Their job that night and the next day was to unload body bags from two 18-wheelers, which were filled with body parts from people who had died in the terrorist attacks at the World Trade Center.
“My memory of Sept. 11 is my 21-year-old daughter begging me on the phone not to go,” Brown said. “I said, ‘I have to go. I’m a captain.’”
Walsh said she could not watch the televised annual ceremony from the Sept. 11 memorial in Manhattan. Brown said she watches it and cries.
Both, now ex-captains, having put in more than 20 years as volunteers, said they were proud to march on Sept. 11 with other members of the Fire Department and the community from fire headquarters on East Meadow Avenue to Veterans Memorial Park.
Roderick Geoghegan and Boy Scouts from East Meadow Pack 157 lined up behind the firefighters. The troop leader said he shares his experiences on Sept. 11 every year with the boys, who are ages 14 to 17.
Geoghegan was working at the marina as an accountant in an office across the street from the towers.
“I tell the boys that when the rescue workers came out with a body part, everyone would salute it,” said Geoghegan, adding that he had to leave. “People were jumping. I couldn’t watch that. I was five blocks away when the first tower fell.”
Before he left, he remembers his boss on the phone with a client, Cantor Fitzgerald, and then the phone died. With offices located in the north tower above where the plane had hit, everyone who reported to work from the financial services firm died that day.
“Emotionally, my wife will tell you I was very uptight after Sept. 11,” Geoghegan said. “I work on Long Island now.”
Running around laughing and playing on a grassy area near where community members were lining up, the girls in Girl Scout Daisy Troop 1119 held small American flags, with many wearing red, white and blue clothing.
“Don’t let the flag touch the ground,” a parent, Allison Vardakis, warned, which caused the girls to stop running. Smiling, they held their flags high.
Co-leader Kim Gonzalez said the girls, who were between 5 and 7, were too young to comprehend the seriousness of Sept. 11. “They know about patriotism and heroes,” she said. “Today they are celebrating our heroes from Sept. 11.”
The parade was led by the Nassau Firefighters Pipe Band, who played several mournful tunes. Many residents lined the sidewalk waving flags, with some wearing T-shirts with the words, “Never forget.” One young girl sat cross-legged on top of a car.

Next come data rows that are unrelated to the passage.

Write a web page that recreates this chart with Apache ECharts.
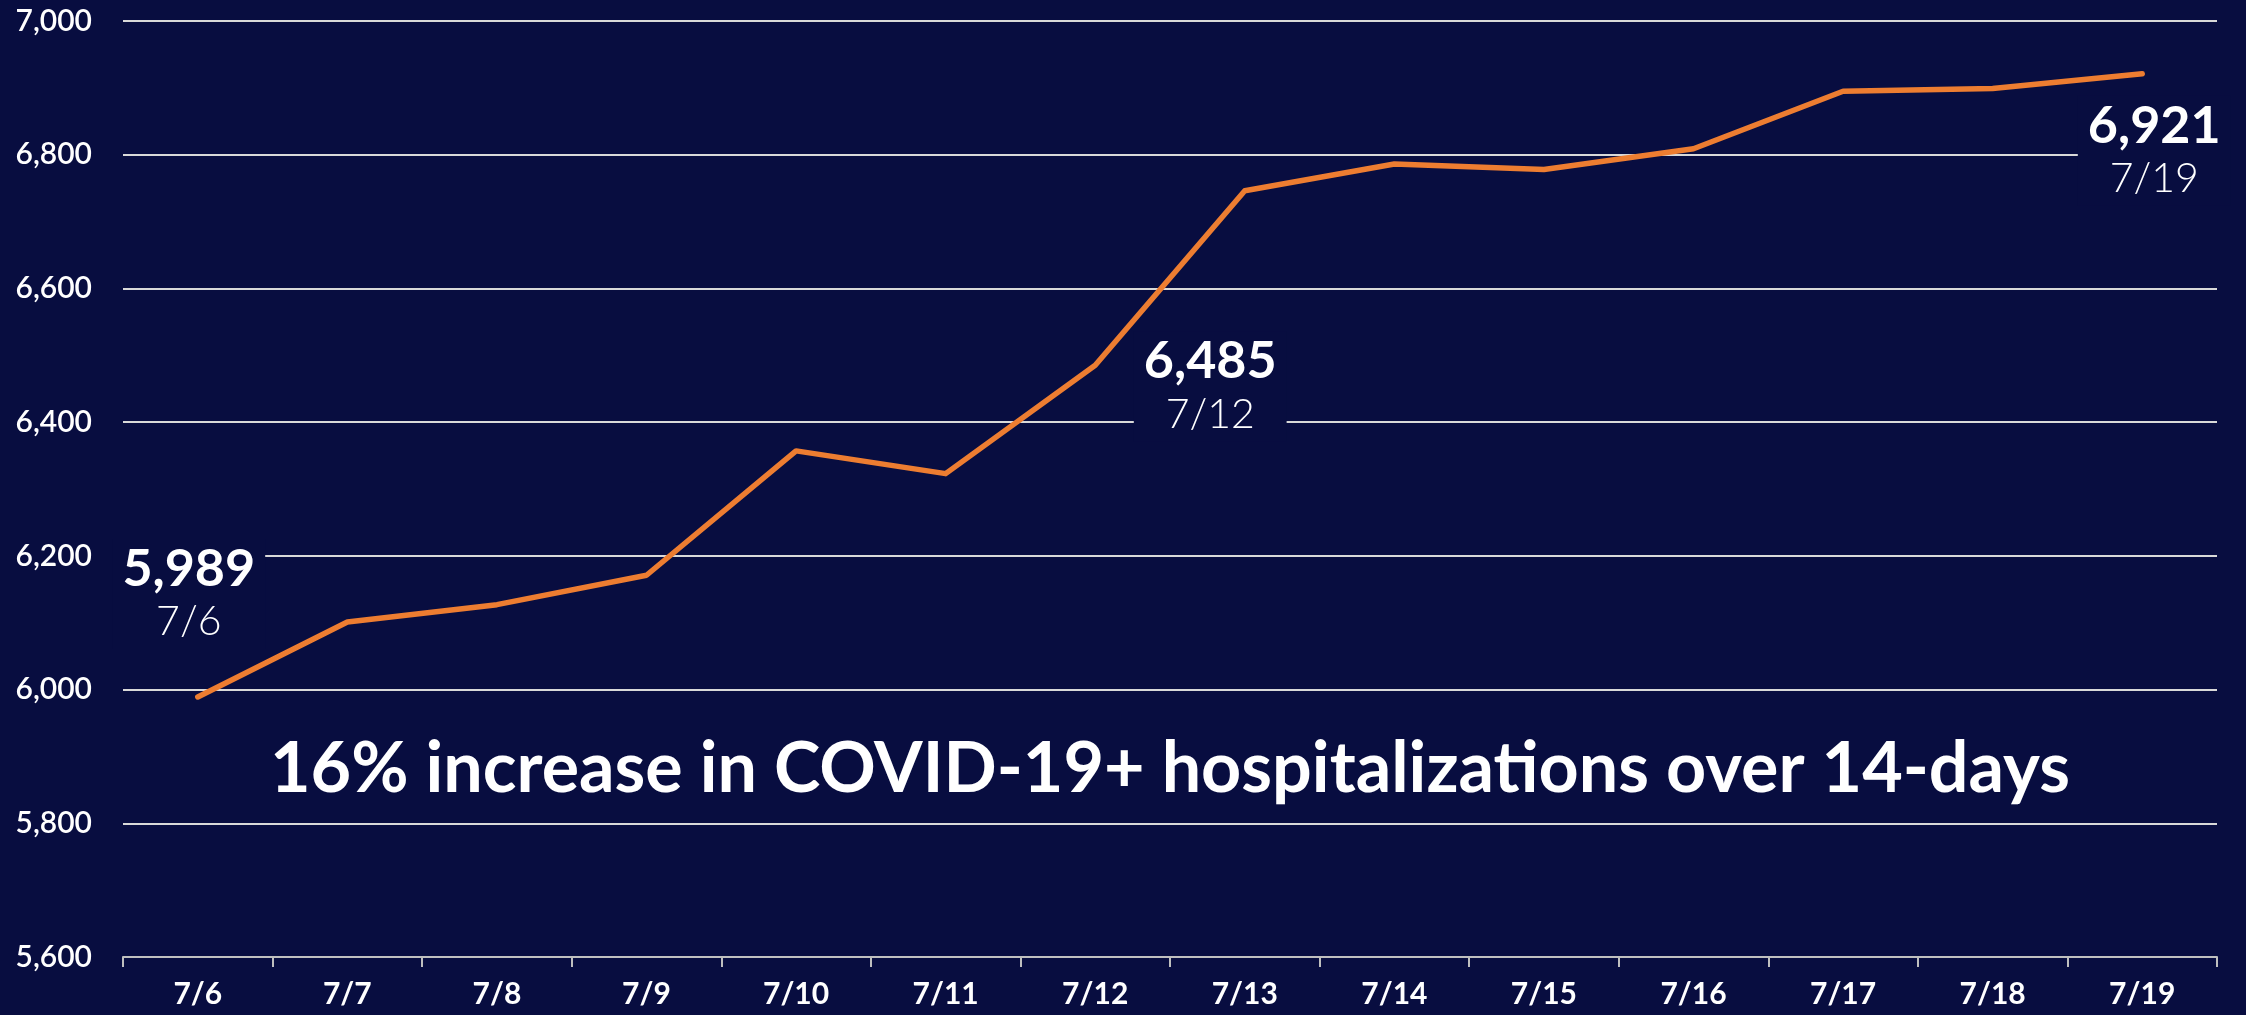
<!DOCTYPE html>
<html>
<head>
<meta charset="utf-8">
<script src="https://cdn.jsdelivr.net/npm/echarts@6/dist/echarts.min.js"></script>
<style>
  html, body { margin: 0; padding: 0; background: #080d40; }
  #chart { width: 2246px; height: 1015px; }
</style>
</head>
<body>
<div id="chart"></div>
<script>
  // 日期 / 住院人数
  var days = ['7/6', '7/7', '7/8', '7/9', '7/10', '7/11', '7/12', '7/13', '7/14', '7/15', '7/16', '7/17', '7/18', '7/19'];
  var hospitalized = [5989, 6101, 6127, 6171, 6357, 6323, 6485, 6746, 6786, 6778, 6809, 6895, 6899, 6921];
  // 标注的点 (下标) 和标注偏移
  var calloutIdx = [0, 6, 13];
  var calloutOffset = [[-9, -103], [115, 21], [12, 77]];
  var headline = '16% increase in COVID-19+ hospitalizations over 14-days';

  var fontName = 'Lato';
  var chart = echarts.init(document.getElementById('chart'));

  var seriesData = hospitalized.map(function (v, i) {
    var k = calloutIdx.indexOf(i);
    if (k < 0) return v;
    return {
      value: v,
      label: {
        show: true,
        position: 'inside',
        align: 'center',
        verticalAlign: 'middle',
        offset: calloutOffset[k],
        backgroundColor: '#080d40',
        padding: [2, 10],
        formatter: '{v|' + v.toLocaleString('en-US') + '}\n{d|' + days[i] + '}',
        rich: {
          v: { color: '#ffffff', fontFamily: fontName, fontSize: 52, fontWeight: 'bold', lineHeight: 56, align: 'center' },
          d: { color: '#ffffff', fontFamily: fontName, fontSize: 41, fontWeight: 300, lineHeight: 50, align: 'center' }
        }
      }
    };
  });

  var option = {
    backgroundColor: '#080d40',
    animation: false,
    grid: { left: 123, right: 29, top: 21, bottom: 58 },
    graphic: [{
      type: 'text',
      x: 1170,
      y: 769,
      style: {
        text: headline,
        fill: '#ffffff',
        font: 'bold 70px ' + fontName,
        align: 'center',
        verticalAlign: 'middle'
      }
    }],
    xAxis: {
      type: 'category',
      data: days,
      boundaryGap: true,
      axisLine: { lineStyle: { color: '#bfbfbf', width: 2 } },
      axisTick: { show: true, length: 10, lineStyle: { color: '#bfbfbf', width: 2 } },
      axisLabel: { color: '#ffffff', fontFamily: fontName, fontSize: 30, fontWeight: 'bold', margin: 22 }
    },
    yAxis: {
      type: 'value',
      min: 5600,
      max: 7000,
      interval: 200,
      axisLine: { show: false },
      axisTick: { show: false },
      axisLabel: {
        color: '#ffffff', fontFamily: fontName, fontSize: 30, fontWeight: 600, margin: 31,
        formatter: function (val) { return val.toLocaleString('en-US'); }
      },
      splitLine: { show: true, lineStyle: { color: '#d9d9d9', width: 2 } }
    },
    series: [{
      type: 'line',
      data: seriesData,
      symbol: 'circle',
      symbolSize: 1,
      itemStyle: { color: '#ed7d31' },
      lineStyle: { color: '#ed7d31', width: 5.5, cap: 'round', join: 'round' },
      z: 3
    }]
  };

  chart.setOption(option);
</script>
</body>
</html>
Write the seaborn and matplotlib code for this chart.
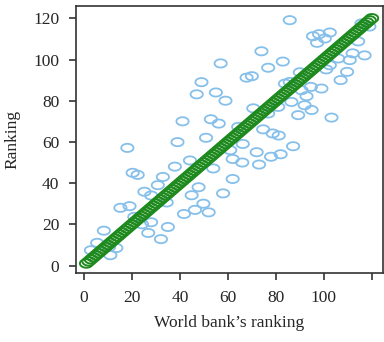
import numpy as np
import pandas as pd
import matplotlib
matplotlib.use('Agg')
import matplotlib.pyplot as plt
from matplotlib.path import Path
import seaborn as sns

# 数据：世界银行排名 vs 模型排名
wb_rank = [2.9, 5.5, 8.3, 10.5, 13.5, 11.0, 15.2, 19.0, 18.1, 20.3,
           22.4, 21.0, 24.2, 25.2, 28.0, 26.8, 28.0, 30.8, 32.9, 32.1,
           34.5, 35.0, 37.9, 39.0, 41.1, 41.7, 44.2, 44.9, 46.3, 47.0,
           47.8, 49.0, 49.8, 50.9, 52.0, 52.9, 53.9, 55.0, 56.2, 57.0,
           58.0, 59.0, 61.0, 62.0, 62.0, 64.3, 66.2, 66.0, 67.8, 70.0,
           70.6, 72.0, 73.0, 74.0, 74.7, 76.8, 76.8, 78.0, 78.7, 81.2,
           81.0, 82.0, 82.9, 83.8, 85.8, 85.8, 86.5, 87.2, 89.3, 90.0,
           90.7, 92.8, 92.0, 94.9, 94.6, 95.5, 97.2, 98.0, 99.0, 100.4,
           101.0, 102.5, 102.5, 103.2, 106.0, 107.0, 109.7, 110.8, 112.0, 114.3,
           115.7, 117.0, 119.0]
our_rank = [7.4, 11.0, 16.9, 9.0, 8.5, 5.0, 28.0, 28.8, 57.1, 45.0,
            44.0, 23.6, 20.0, 35.8, 34.0, 15.8, 21.0, 39.0, 43.0, 12.8,
            30.6, 18.7, 48.0, 59.9, 70.0, 25.0, 51.0, 34.1, 27.0, 83.1,
            38.0, 89.0, 30.0, 62.0, 25.8, 71.0, 47.1, 84.0, 68.9, 98.1,
            35.0, 80.0, 56.0, 51.7, 42.0, 67.3, 59.0, 50.0, 91.2, 91.9,
            76.3, 55.0, 49.0, 104.0, 66.1, 96.0, 73.8, 52.8, 64.1, 63.1,
            77.0, 54.0, 99.0, 88.3, 89.1, 119.1, 79.4, 57.9, 73.0, 93.8,
            85.1, 82.2, 77.8, 75.5, 86.7, 111.3, 108.1, 112.3, 85.9, 110.2,
            95.2, 113.1, 97.2, 71.8, 100.5, 90.0, 94.0, 99.7, 103.0, 108.8,
            117.5, 102.0, 116.0]
diag_rank = list(range(1, 121))

x_ticks = [0, 20, 40, 60, 80, 100, 120]
x_tick_labels = ['0', '20', '40', '60', '80', '100', '']
y_ticks = [0, 20, 40, 60, 80, 100, 120]

sns.set_style('ticks')
plt.rcParams['font.family'] = ['Liberation Serif', 'DejaVu Serif']

# 图片被横向拉伸过，圆圈呈椭圆
t = np.linspace(0, 2 * np.pi, 60)
ellipse = Path(np.column_stack([1.5 * np.cos(t), np.sin(t)]))

fig = plt.figure(figsize=(3.84, 3.42), dpi=100)
ax = fig.add_axes([0.198, 0.202, 0.799, 0.780])

df = pd.DataFrame({'wb': wb_rank, 'ours': our_rank})
diag = pd.DataFrame({'wb': diag_rank, 'ours': diag_rank})

sns.scatterplot(data=df, x='wb', y='ours', ax=ax, marker=ellipse, s=78,
                facecolors='none', edgecolor='#86c0ea', linewidth=1.3)
sns.scatterplot(data=diag, x='wb', y='ours', ax=ax, marker=ellipse, s=85,
                facecolors='none', edgecolor='#1e8a1e', linewidth=1.4)

ax.set_xlim(-3.3, 124.6)
ax.set_ylim(-3.6, 125.9)
ax.set_xticks(x_ticks)
ax.set_xticklabels(x_tick_labels)
ax.set_yticks(y_ticks)
ax.tick_params(labelsize=12.5, length=5, width=1.2, color='#333333', pad=7)
for sp in ax.spines.values():
    sp.set_linewidth(1.2)
    sp.set_color('#333333')

ax.set_xlabel('World bank’s ranking', fontsize=12.5, labelpad=7)
ax.set_ylabel('Ranking', fontsize=12.5, labelpad=9)

plt.savefig('out.png', dpi=100)
plt.close()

East Meadow firefighter Glenn Carpentier served as the master of ceremonies during the ceremony inside the park, which drew roughly 100 people.
“Today we remember the day that the world changed,” he said. “It’s been 20 years, yet the pain is great. We are here for one reason — to honor our freedom.”
As the ceremony was ending, residents and firefighters sang “God Bless America,” some wiping away stray tears.